EU-Vorhaben zur besseren Internetkonnektivität könnten in den nächsten 10 Jahren 0,4 Prozent mehr BIP bedeuten, das heißt circa 58 Milliarden pro Jahr. Hier spielen vor allem Initiativen zu schnellerem Breitbandausbau eine große Rolle. Die Erneuerung des gesetzlichen Rahmens für die Cybersicherheit, die von den EU-Institutionen befürwortet wird, hat laut Studie ein Potenzial von 10 Milliarden Euro.
KI, Roboter und autonomes Fahren
Neben der Digitalwirtschaft berechnete das EPRS auch die Vorteile der Forschung und Anwendung von Zukunftstechnologien. Allein das 2018 von der Kommission entworfene Programm Horizon Europe zur Forschungsförderung könne ein jährliches BIP-Wachstum von 40 Milliarden Euro bedeuten. Ein „enormes wirtschaftliches Potenzial“ sieht die Denkfabrik in den Bereichen Künstliche Intelligenz und Robotik. Mit einer angemessenen Regulierung könnten diese Technologien nicht nur die Lebensqualität der EU-Bürger verbessern, sondern auch den Unternehmergeist stärken. Insgesamt könnten EU Regulierungen und Initiativen Effizienzgewinne in Höhe von 206 Milliarden Euro jährlich generieren.
Auch im Automobilbereich würden EU-Maßnahmen zu einem wirtschaftlichen Wachstum führen. Im Bereich Autonomes Fahren beziffert das EPRS das Potenzial auf 29,6 Milliarden Euro im Jahr. In puncto Datensicherheit wird in der Studie auf die „positive“ Wirkung der europäischen Datenschutzgrundverordnung (DSGVO) hingewiesen. Trotzdem bestehe immer noch Handlungsbedarf, um Bürgerrechte zu schützen. Dies könne aber auch ökonomisch von Vorteil sein. Die Denkfabrik des EP beziffert die potenziellen Einsparungen für die europäische Wirtschaft durch die Weiterentwicklung der gemeinsamen Datenschutzregeln auf 3,25 Milliarden Euro jährlich.

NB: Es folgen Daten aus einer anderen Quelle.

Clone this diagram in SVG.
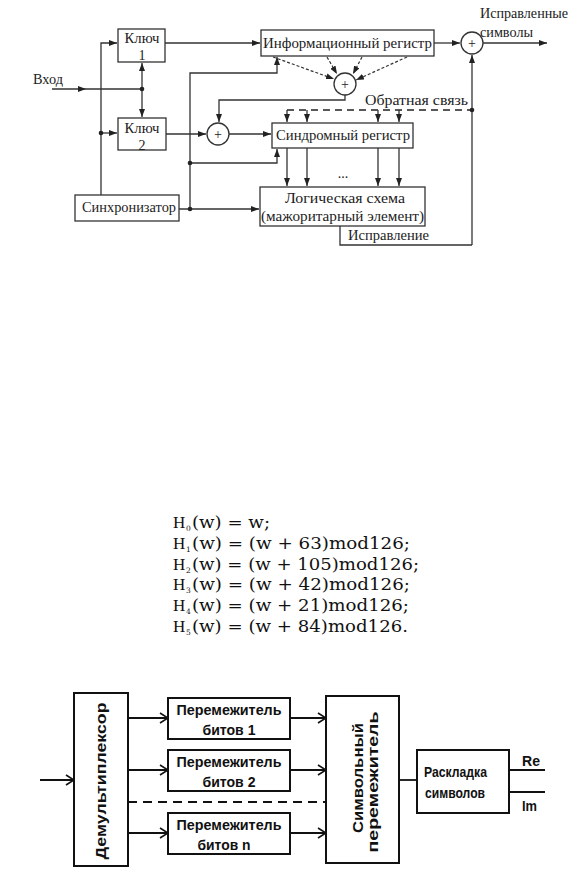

Die Autoren sehen ihre Studie als Beitrag zur Diskussion über die Prioritätensetzung der EU für in den kommenden fünf Jahren. Ob die ökonomischen Vorteile einer geeinten Europäischen Union auch dazu beitragen, mehr Bürger an die Wahlurnen zu bringen, werden die Zahlen zur Wahlbeteiligung Ende Mai zeigen.